EBRC Jaguar
France's networked 6×6 cavalry vehicle — the Scorpion-program Jaguar that replaces three older recon and fire-support types with one, mounting a 40mm cased-telescoped cannon and Akeron anti-tank missiles. The digital, missile-armed successor to the AMX-10RC.
France's networked 6×6 cavalry vehicle — the Engin Blindé de Reconnaissance et de Combat Jaguar — is the armoured reconnaissance and fire-support backbone of the French Army's Scorpion modernization. It replaces three older types at once (the AMX-10RC, the ERC-90 Sagaie and the VAB Mephisto anti-tank carrier) with a single digital platform mounting a 40mm cased-telescoped cannon and Akeron anti-tank missiles. It is, in effect, the missile-armed, network-enabled successor to the AMX-10RC France sent to Ukraine — built for a battlefield where seeing and sharing first matters as much as shooting.
Overview
The EBRC Jaguar is a six-wheeled armoured fighting vehicle developed by KNDS France (Nexter), Arquus and Thales as a core element of the French Army's Scorpion program — the service-wide effort to digitize and network its medium forces.
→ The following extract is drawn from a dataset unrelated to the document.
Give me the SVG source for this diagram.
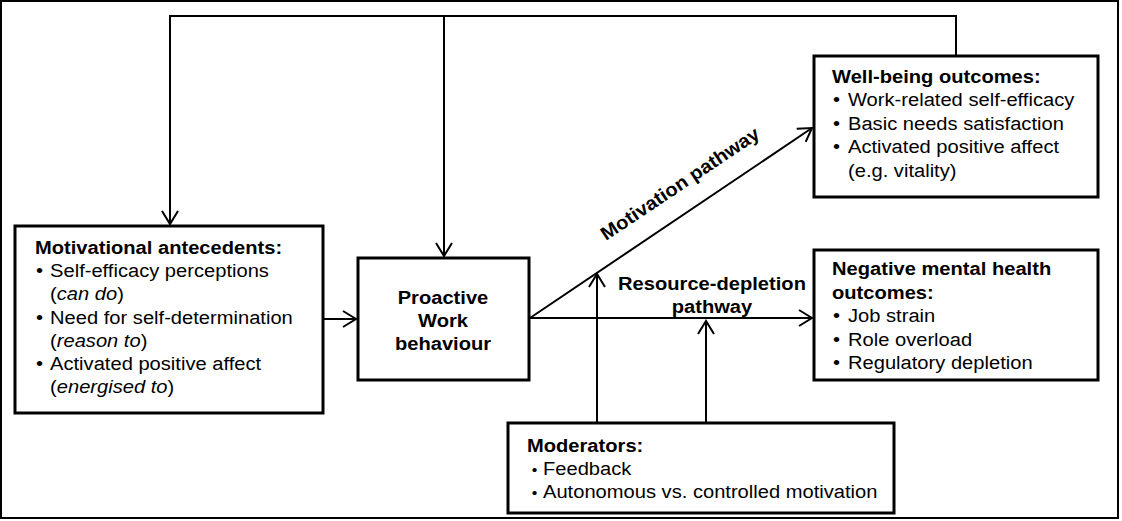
<svg xmlns="http://www.w3.org/2000/svg" width="1122" height="521" viewBox="0 0 1122 521">
<style>
.box{fill:#fff;stroke:#000;stroke-width:3}
.c{fill:none;stroke:#000;stroke-width:2}
text{font-family:"Liberation Sans",Arial,sans-serif;font-size:19px;fill:#000}
.b{font-weight:bold}
</style>
<defs>
<marker id="ah" markerUnits="userSpaceOnUse" viewBox="-16 -10 18 20" refX="0" refY="0" markerWidth="18" markerHeight="20" orient="auto" overflow="visible">
<path d="M-13,-8 L0,0 L-13,8" fill="none" stroke="#000" stroke-width="2"/>
</marker>
</defs>
<rect x="1" y="1" width="1117" height="517" fill="#fff" stroke="#000" stroke-width="2"/>
<g id="connectors">
<path class="c" d="M956,55 V16 H170 V224" marker-end="url(#ah)"/>
<path class="c" d="M444,16 V256" marker-end="url(#ah)"/>
<path class="c" d="M323,319 H356" marker-end="url(#ah)"/>
<path class="c" d="M530,318 L812,128" marker-end="url(#ah)"/>
<path class="c" d="M530,318 H812" marker-end="url(#ah)"/>
<path class="c" d="M597,422 V274" marker-end="url(#ah)"/>
<path class="c" d="M706,422 V321" marker-end="url(#ah)"/>
<text class="b" text-anchor="middle" transform="translate(683.6,189) rotate(-33.9) scale(1.06,1)">Motivation pathway</text>
<text class="b" text-anchor="middle" transform="translate(712,290) scale(1.06,1)"><tspan x="0" y="0">Resource-depletion</tspan><tspan x="0" y="23">pathway</tspan></text>
</g>
<g id="motivational">
<rect class="box" x="15" y="226" width="308" height="187"/>
<text transform="translate(35,254) scale(1.06,1)">
<tspan class="b" x="0" y="0">Motivational antecedents:</tspan>
<tspan x="1" y="23">•</tspan><tspan x="14.2" y="23">Self-efficacy perceptions</tspan>
<tspan x="14.2" y="46">(<tspan font-style="italic">can do</tspan>)</tspan>
<tspan x="1" y="70">•</tspan><tspan x="14.2" y="70">Need for self-determination</tspan>
<tspan x="14.2" y="93">(<tspan font-style="italic">reason to</tspan>)</tspan>
<tspan x="1" y="116">•</tspan><tspan x="14.2" y="116">Activated positive affect</tspan>
<tspan x="14.2" y="139">(<tspan font-style="italic">energised to</tspan>)</tspan>
</text>
</g>
<g id="proactive">
<rect class="box" x="358" y="258" width="171" height="122"/>
<text class="b" text-anchor="middle" transform="translate(443,304) scale(1.06,1)"><tspan x="0" y="0">Proactive</tspan><tspan x="0" y="23">Work</tspan><tspan x="0" y="46">behaviour</tspan></text>
</g>
<g id="wellbeing">
<rect class="box" x="814" y="56" width="284" height="141"/>
<text transform="translate(832,83) scale(1.06,1)">
<tspan class="b" x="0" y="0">Well-being outcomes:</tspan>
<tspan x="0.9" y="23">•</tspan><tspan x="15.1" y="23">Work-related self-efficacy</tspan>
<tspan x="0.9" y="47">•</tspan><tspan x="15.1" y="47">Basic needs satisfaction</tspan>
<tspan x="0.9" y="70">•</tspan><tspan x="15.1" y="70">Activated positive affect</tspan>
<tspan x="15.1" y="94">(e.g. vitality)</tspan>
</text>
</g>
<g id="negative">
<rect class="box" x="814" y="250" width="284" height="130"/>
<text transform="translate(832,275) scale(1.06,1)">
<tspan class="b" x="0" y="0">Negative mental health</tspan>
<tspan class="b" x="0" y="24">outcomes:</tspan>
<tspan x="0.9" y="47">•</tspan><tspan x="15.1" y="47">Job strain</tspan>
<tspan x="0.9" y="71">•</tspan><tspan x="15.1" y="71">Role overload</tspan>
<tspan x="0.9" y="94">•</tspan><tspan x="15.1" y="94">Regulatory depletion</tspan>
</text>
</g>
<g id="moderators">
<rect class="box" x="508" y="423" width="386" height="90"/>
<text transform="translate(527,452) scale(1.06,1)">
<tspan class="b" x="0" y="0">Moderators:</tspan>
<tspan x="4.5" y="23" font-size="15">•</tspan><tspan x="15.1" y="23">Feedback</tspan>
<tspan x="4.5" y="46" font-size="15">•</tspan><tspan x="15.1" y="46">Autonomous vs. controlled motivation</tspan>
</text>
</g>
</svg>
The Jaguar's job is armoured reconnaissance and direct fire support: scouting, screening, anti-armour and fire missions, all tied into the Scorpion battlefield-information system (SICS) so vehicles share a common picture and hand off targets. Its armament pairs a 40mm CTA International cased-telescoped cannon with a coaxial machine gun, a roof remote weapon station, and a twin launcher for MMP (Akeron MP) anti-tank guided missiles. At around 25 tonnes it is heavier and far more capable than the AMX-10RC it replaces — a genuinely modern cavalry vehicle rather than a Cold War gun-on-wheels.
Development
The Jaguar was developed under EBMR Scorpion (Engin Blindé Multi-Rôles), the French Army's program to replace its ageing medium-armour fleet with a networked family of vehicles (the Griffon multi-role armoured vehicle, the Serval light vehicle, and the Jaguar). The temporary-grouping prime is KNDS France (Nexter) with Arquus and Thales, per Wikipedia and Army Recognition. First vehicles were delivered from 2019, the type was officially presented in 2022 and entered operational French service that year, and France plans on the order of 300 Jaguars. Belgium is acquiring the Jaguar (alongside the Griffon) under the bilateral CaMo "Capacité Motorisée" partnership, which aligns Belgian motorized forces with the French Scorpion standard — making the Jaguar a Franco-Belgian rather than purely French program. It directly succeeds the AMX-10RC, the ERC-90 Sagaie and the VAB Mephisto.